Standard Heuristics Are Flawed When Valuing Rapidly Growing Companies

All of this plays into the most common mistake. “Rocket to the Moon trades at 40x earnings, therefore it is expensive”. It’s a lazy conclusion (I’ve been guilty). And it can be very wrong.

Twenty years ago someone (me?) looking at Cochlear could have reached that exact conclusion. It was trading on a price to earnings ratio of more than 30.

With the benefit of hindsight, you could have paid 150 times earnings and have still generated a 10% annual return (including dividends). All of these heuristics, or rules of thumb, have assumptions behind them that need to be probed. Under what scenario is 40 times earnings expensive? What would it take for 40 times earnings to be cheap?
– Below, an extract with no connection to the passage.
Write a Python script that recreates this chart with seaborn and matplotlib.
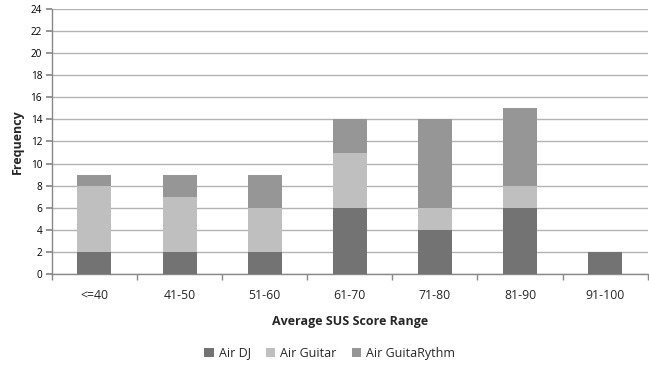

Conventional measures lose relevance in the context of long-term compounding math. When a company compounds earnings exponentially (15% per annum for the last 20 years in the case of Cochlear), the fair value can be a seemingly absurdly high multiple of early-year earnings.

Conservatism Still The Name Of The Game

Having said all of that, I’d still argue the wider trend at the moment is towards dramatic overvaluation of potential growth. The logic used above is being applied to a lot of businesses that don’t deserve it. Very few of today’s optimistically priced growth stocks will become the next Google or Cochlear. And, because so much of the anticipated value depends on what happens in 10 and 20 years’ time, the consequences of overestimating long-term growth rates can be dramatic.

We need to be wary of selling just because a share price has risen. We need to put as much work into the decision to sell a great business as we did the decision to buy it.

But growth is just another variable. We’re going to apply the same margin of safety we apply to all the other variables. And we’re not going to let the exposure to any one business become an irresponsibly large part of either Forager portfolio.

As Scottish poet Robert Burns wrote in To a Mouse, “In proving foresight may be vain: The best laid schemes o’ mice an’ men, gang aft agley.” Often go awry they do.